Todo ello dejó paso a una izquierda desorientada que mayoritariamente se echó en brazos de lo que parecía la última salida para mantenerse en la pugna por el gobierno: admitir la ideología de la Tercera Vía propuesta por Tony Blair y posteriormente por el SPD alemán, contagiando las llamadas “transiciones a la democracia” y a la izquierda de los países de habla hispana víctimas de la Operación Cóndor. Así, esta izquierda comenzó a mirar con vergüenza su pasado y jurar y perjurar que eran demócratas, esto es, a no condenar implacablemente sus dictaduras antidemocráticas para buscar hueco electoral.

Así, los discursos y símbolos tradicionalmente izquierdistas han perdido vigencia más allá de la nostalgia aunque intelectualmente sigan enormemente de actualidad.

Pues bien, ese mundo en que solo la izquierda estaba en crisis se encuentra ahora en crisis también. Mientras, en la izquierda continuamos con nuestros debates rococós mirándonos el ombligo o lo apuesta todo al discurso de la diversidad y la diferencia perfectamente asumible por el discurso liberal de nuevo cuño que quiere, efectivamente, más libertad individual. La iglesia Católica también parte de una derrota histórica. No es casual que se nombre al primer Papa no europeo desde Gregorio III en el 731.

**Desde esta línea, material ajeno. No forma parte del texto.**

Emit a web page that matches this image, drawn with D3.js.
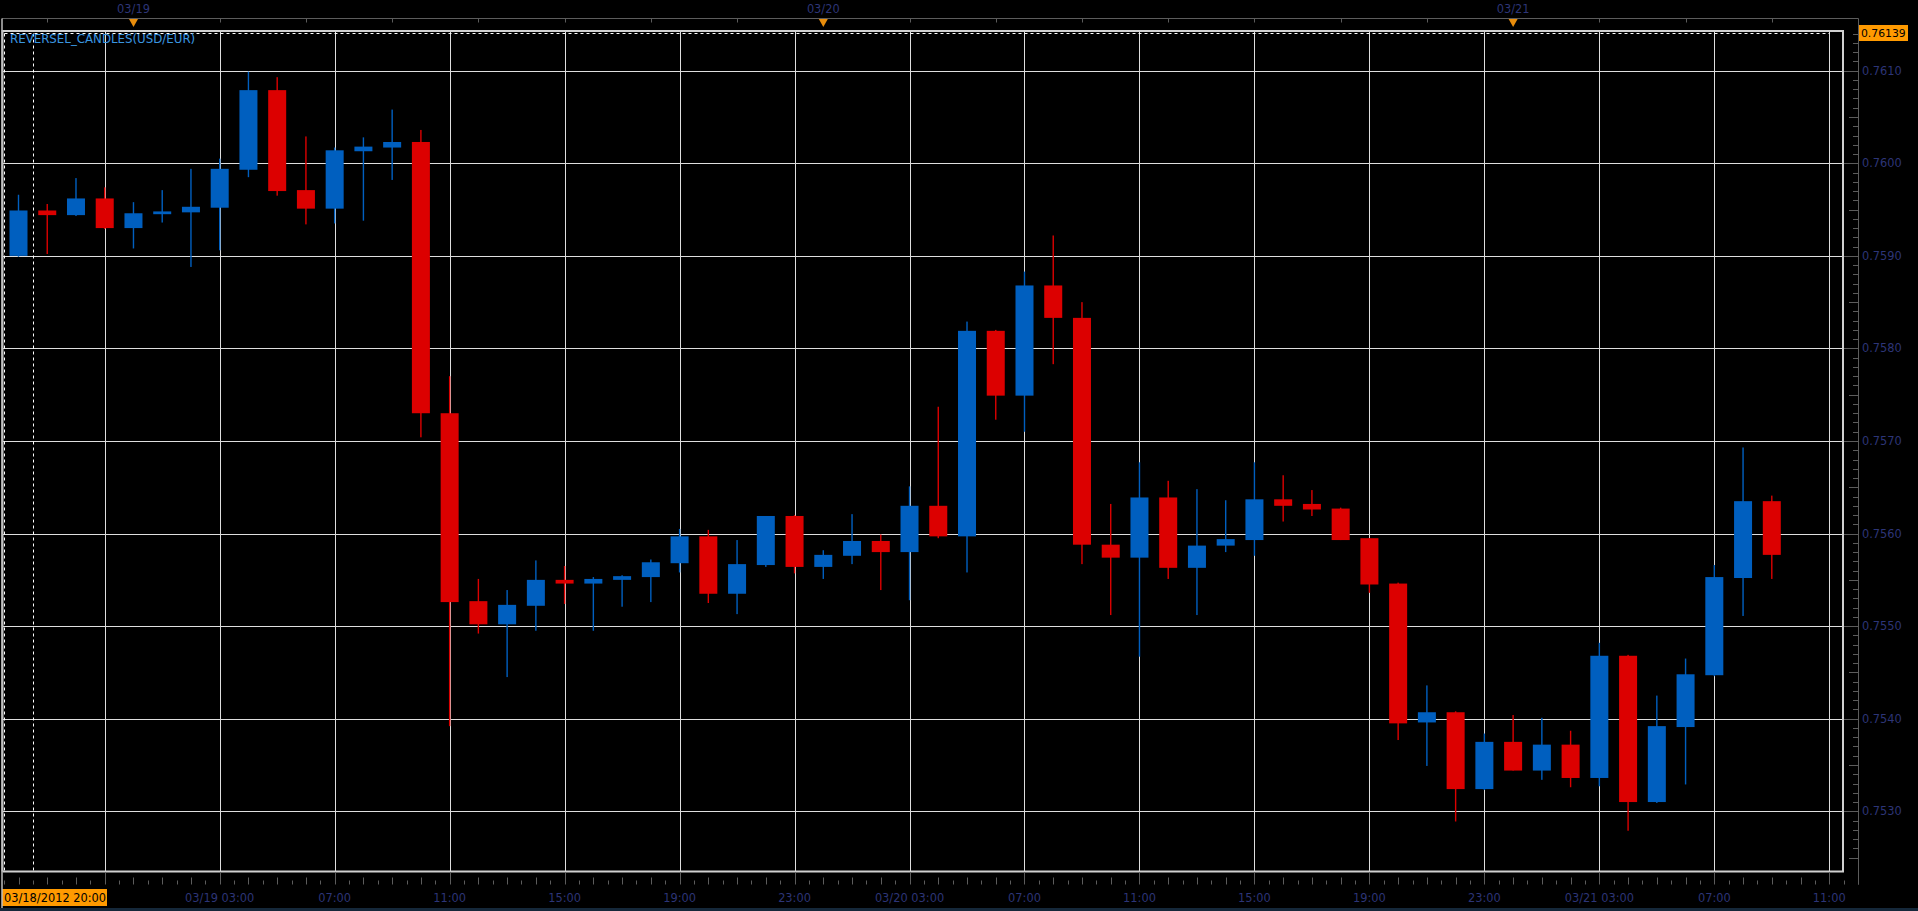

De esta manera, en la izquierda no tiene la voluntad de crear un universal alternativo, un proyecto de comunidad. Desde luego, podríamos hacerlo teniendo en cuenta precisamente que ese universal siempre será fallido y sin caer en la trampa de hacer de nuestra totalidad totalitarismo. Es decir, teniendo en cuenta que la totalidad es siempre fallida y no la encarnaremos, pero es necesaria. Hoy en día, casi que ser republicano y demócrata en el sentido fuerte del término, es revolucionario.

De momento, los populistas de derechas nos llevan una enorme ventaja y el establishment es perfectamente compatible con ello como lo fue el fascismo con Siemens. Por tanto, sí: we the people.

 

* Jacobo Calvo Rodriguez es español residente en Montevideo, periodista de opinión y militante de Podemos. Actualmente prepara su doctorado en Teoría Política.



[1] p. 94 de La Razón Populista, lectura que aconsejo encarecidamente y que aquí es resumida de una manera muy somera.